I argue that the most fruitful reading of the trilogy is one that constantly keeps in mind that significant portions of the plot are imagined – or “authored” – by this familiar character. Such a reading is aware of how the American trilogy both “rewrites” the previous Zuckerman fictions, and turns the stories of the three novels’ respective protagonists, Seymour “Swede” Levov, Ira Ringold and Coleman Silk, into useful fictions through which Zuckerman can explore how the myth of America corresponds to the realities of postwar history.

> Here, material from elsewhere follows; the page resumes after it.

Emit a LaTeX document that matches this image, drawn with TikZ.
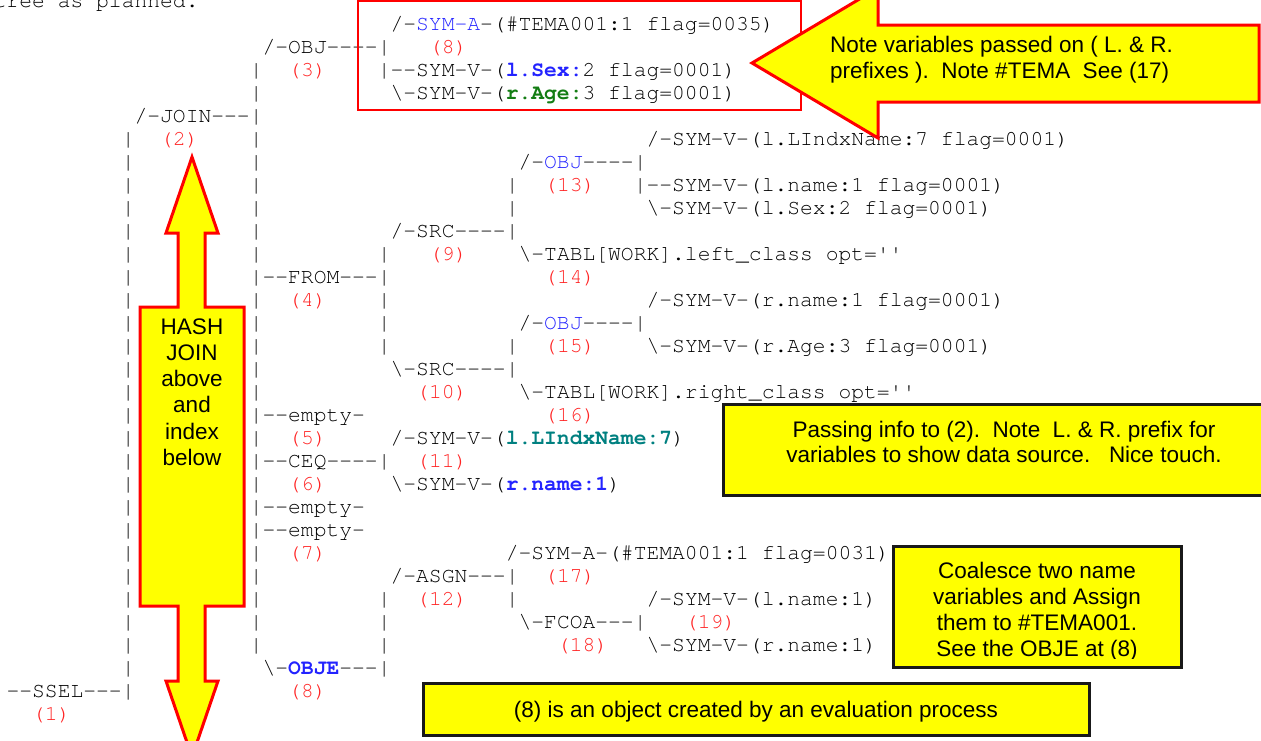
\documentclass[tikz,border=0pt]{standalone}
\usepackage{fontspec}
\setmainfont{Liberation Sans}
\setmonofont{texgyrecursor}[Extension=.otf, UprightFont=*-regular, BoldFont=*-bold, Ligatures=CommonOff]

\definecolor{lblred}{RGB}{255,35,35}
\definecolor{symblue}{RGB}{35,35,255}
\definecolor{agegreen}{RGB}{20,125,20}
\definecolor{idxteal}{RGB}{0,128,128}
\definecolor{noteyellow}{RGB}{255,255,0}
\definecolor{noteline}{RGB}{255,0,0}

\tikzset{
  mono/.style={font=\ttfamily\fontsize{21.33}{23}\selectfont, anchor=base west, inner sep=0pt, text=black},
  lbl/.style={mono, text=lblred},
  note/.style={font=\fontsize{22.5}{26}\selectfont, anchor=base, inner sep=0pt},
  callout/.style={fill=noteyellow, draw=noteline, line width=3pt},
  notebox/.style={fill=noteyellow, draw=black!90, line width=3pt}
}

\begin{document}
\begin{tikzpicture}[x=1pt,y=-1pt]
\useasboundingbox (0,0) rectangle (1261,740);
\clip (0,0) rectangle (1261,740);
% tree dump on a character grid (column, row)
\begin{scope}[shift={(6.4,7)},x=12.8pt,y=-23pt]
\node[mono] (title) at (-1,0) {tree as planned.};
\node[mono] (symA8) at (30,1) {/-\textcolor{symblue}{SYM-A}-(\#TEMA001:1 flag=0035)};
\node[mono] (obj3) at (20,2) {/-OBJ----|};
\node[lbl] (lbl8top) at (33,2) {(8)};
\node[lbl] (lbl3) at (22,3) {(3)};
\node[mono] (symSex) at (29,3) {|--SYM-V-(\textcolor{symblue}{\bfseries l.Sex:}2 flag=0001)};
\node[mono] (symAge) at (30,4) {\textbackslash-SYM-V-(\textcolor{agegreen}{\bfseries r.Age:}3 flag=0001)};
\node[mono] (join2) at (10,5) {/-JOIN---|};
\node[lbl] (lbl2) at (12,6) {(2)};
\node[mono] (symIdxL) at (50,6) {/-SYM-V-(l.LIndxName:7 flag=0001)};
\node[mono] (obj13) at (40,7) {/-\textcolor{symblue}{OBJ}----|};
\node[lbl] (lbl13) at (42,8) {(13)};
\node[mono] (symNameL) at (49,8) {|--SYM-V-(l.name:1 flag=0001)};
\node[mono] (symSexL) at (50,9) {\textbackslash-SYM-V-(l.Sex:2 flag=0001)};
\node[mono] (src9) at (30,10) {/-SRC----|};
\node[lbl] (lbl9) at (33,11) {(9)};
\node[mono] (tabL) at (40,11) {\textbackslash-TABL[WORK].left\_class opt=''};
\node[mono] (from4) at (19,12) {|--FROM---|};
\node[lbl] (lbl14) at (42,12) {(14)};
\node[lbl] (lbl4) at (22,13) {(4)};
\node[mono] (symNameR) at (50,13) {/-SYM-V-(r.name:1 flag=0001)};
\node[mono] (obj15) at (40,14) {/-\textcolor{symblue}{OBJ}----|};
\node[lbl] (lbl15) at (42,15) {(15)};
\node[mono] (symAgeR) at (50,15) {\textbackslash-SYM-V-(r.Age:3 flag=0001)};
\node[mono] (src10) at (30,16) {\textbackslash-SRC----|};
\node[lbl] (lbl10) at (32,17) {(10)};
\node[mono] (tabR) at (40,17) {\textbackslash-TABL[WORK].right\_class opt=''};
\node[mono] (empty5) at (19,18) {|--empty-};
\node[lbl] (lbl16) at (42,18) {(16)};
\node[lbl] (lbl5) at (22,19) {(5)};
\node[mono] (ceqL) at (30,19) {/-SYM-V-(\textcolor{idxteal}{\bfseries l.LIndxName:7})};
\node[mono] (ceq6) at (19,20) {|--CEQ----|};
\node[lbl] (lbl11) at (32,20) {(11)};
\node[lbl] (lbl6) at (22,21) {(6)};
\node[mono] (ceqR) at (30,21) {\textbackslash-SYM-V-(\textcolor{symblue}{\bfseries r.name:1})};
\node[mono] (emptyA) at (19,22) {|--empty-};
\node[mono] (empty7) at (19,23) {|--empty-};
\node[lbl] (lbl7) at (22,24) {(7)};
\node[mono] (symA17) at (39,24) {/-SYM-A-(\#TEMA001:1 flag=0031)};
\node[mono] (asgn12) at (30,25) {/-ASGN---|};
\node[lbl] (lbl17) at (42,25) {(17)};
\node[lbl] (lbl12) at (32,26) {(12)};
\node[mono] (coaL) at (50,26) {/-SYM-V-(l.name:1)};
\node[mono] (fcoa18) at (40,27) {\textbackslash-FCOA---|};
\node[lbl] (lbl19) at (53,27) {(19)};
\node[lbl] (lbl18) at (43,28) {(18)};
\node[mono] (coaR) at (50,28) {\textbackslash-SYM-V-(r.name:1)};
\node[mono] (obje8) at (20,29) {\textbackslash-\textcolor{symblue}{\bfseries OBJE}---|};
\node[mono] (ssel1) at (0,30) {--SSEL---|};
\node[lbl] (lbl8) at (22,30) {(8)};
\node[lbl] (lbl1) at (2,31) {(1)};
% branch bars
\foreach \r in {6,...,29}
  \node[mono] (barA\r) at (9,\r) {|};
\foreach \r in {3,4,6,7,8,9,10,11,13,14,15,16,17,19,21,24,25,26,27,28}
  \node[mono] (barB\r) at (19,\r) {|};
\foreach \r in {11,13,14,15,26,27,28}
  \node[mono] (barC\r) at (29,\r) {|};
\foreach \r in {8,9,15,26}
  \node[mono] (barD\r) at (39,\r) {|};
\end{scope}

% box round OBJ (3) and the arrow pointing at it
\draw[noteline, line width=2pt] (358,1) rectangle (801,110);
\draw[callout] (752,63) -- (878,-12) -- (878,25) -- (1259,25) -- (1259,102)
  -- (878,102) -- (878,138) -- cycle;
\node[note, anchor=base west] (passA) at (830,52) {Note variables passed on ( L. \& R.};
\node[note, anchor=base west] (passB) at (830,78.5) {prefixes ).\ \ Note \#TEMA\ \ See (17)};

% double arrow between JOIN and SSEL
\draw[callout] (192,157) -- (218,233) -- (205,233) -- (205,307) -- (244,307)
  -- (244,606) -- (205,606) -- (205,681) -- (218,681) -- (192,757)
  -- (166,681) -- (178,681) -- (178,606) -- (140,606) -- (140,307)
  -- (178,307) -- (178,233) -- (166,233) -- cycle;
\foreach \w [count=\i from 0] in {HASH,JOIN,above,and,index,below}
  \node[note] (hash\i) at (192,{334+26.3*\i}) {\w};

% notes
\draw[notebox] (723,404) rectangle (1290,495);
\node[note] (infoA) at (1004,437) {Passing info to (2).\ \ Note\ \ L. \& R. prefix for};
\node[note] (infoB) at (1004,462) {variables to show data source.\ \ \ Nice touch.};

\fill[noteyellow] (893,546) rectangle (1181,667);
\begin{scope}
\clip (894.5,547.5) rectangle (1179.5,658.5);
\node[note] (coalA) at (1037,578) {Coalesce two name};
\node[note] (coalB) at (1037,604) {variables and Assign};
\node[note] (coalC) at (1037,630) {them to \#TEMA001.};
\node[note] (coalD) at (1037,656) {See the OBJE at (8)};
\end{scope}
\draw[black!90, line width=3pt] (893,546) rectangle (1181,667);

\draw[notebox] (423,683) rectangle (1089,735);
\node[note] (objeNote) at (756,717) {(8) is an object created by an evaluation process};
\end{tikzpicture}
\end{document}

The thesis is divided into five chapters. In Chapter 1, I summarize the plot in each novel and make my case for a Zuckerman-centred reading. In Chapter 2, I map out who Zuckerman is and describe the transformation he has gone through when we encounter him in the American trilogy. In Chapter 3, I analyze the narrative strategy in each novel, and discuss the implications of the way Zuckerman explicitly brings the narrative process to our attention. In Chapter 4, I analyze thematically the decline of postwar America we are presented with in the trilogy. And in Chapter 5, I discuss the trilogy’s view of the human condition – what Zuckerman has learned in the narrative process.